CONFLITOS DA SOCIEDADE
Por trás da fantasia e dos personagens folclóricos, a geral reproduzia os conflitos da sociedade ao deixar os mais pobres no alvo dos maus tratos do andar de cima e do descaso das instituições. Numa cena do filme, a policia usava uma corda para arrastar o rebanho de torcedores detidos. Apesar da vida de gado, e da visão de antolhos, ainda havia a grama verde do Maracanã para lhes alimentar o espírito. Para o historiador Luiz Antonio Simas, a geral era uma possibilidade de o torcedor dizer “eu quero estar no estádio, se eu vou ver o jogo ou não, dane-se”.
Embora o antigo estádio seja apresentado como o espelho de um projeto de cidade inclusiva, o espaço reservado à pobreza serve também como um reconhecimento da impossibilidade de se reduzir as distâncias. Por outro lado, a eliminação do setor e de qualquer compromisso social na reconfiguração do estádio acabou de vez com qualquer romantismo.
Por mais que o discurso oficial sustente que a reforma tentou preservar a tradição, a família e as propriedades do estado, os lugares bem marcados pela lei de mercado vão na contramão da mobilidade humana que a geral oferecia.

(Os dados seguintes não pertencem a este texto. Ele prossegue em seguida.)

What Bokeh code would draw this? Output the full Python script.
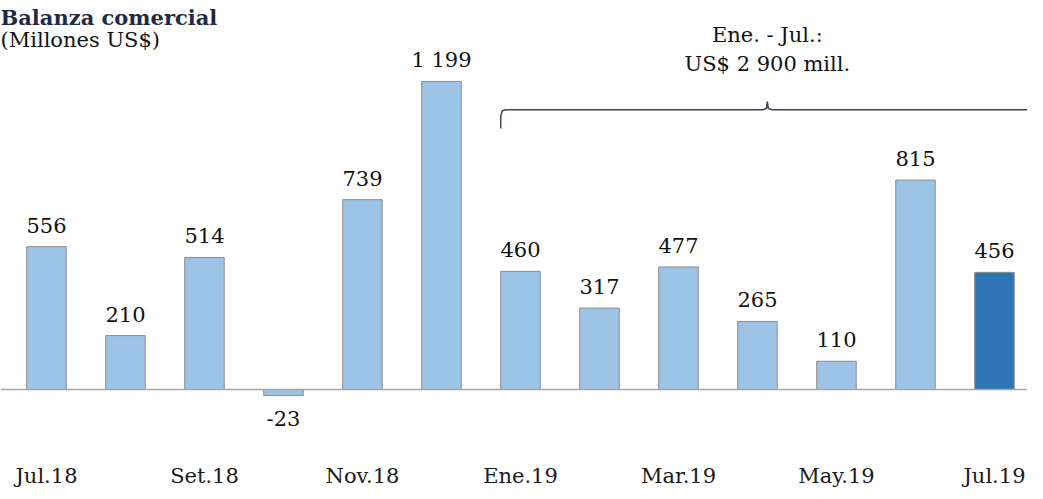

Em nome do mesmo individualismo que leva carros particulares para o engarrafamento coletivo, o torcedor se aperta nas novas cadeiras do Maracanã sem se dar conta que já foi possível acompanhar a progressão time à beira do campo, e correr com ele, literal e lateralmente. Se fosse lançado no clássico de hoje, Romário seria mais um geraldino à procurar pelo seu lugar nos escombros da memória afetiva. Apesar de o rolo compressor ter implodido tudo, é impossível soterrar a força das manifestações que surgem de baixo para cima. Nesta direção, o movimento da câmera de Asbeg salvou a alma do Maracanã ao atentar para o último grito dos geraldinos.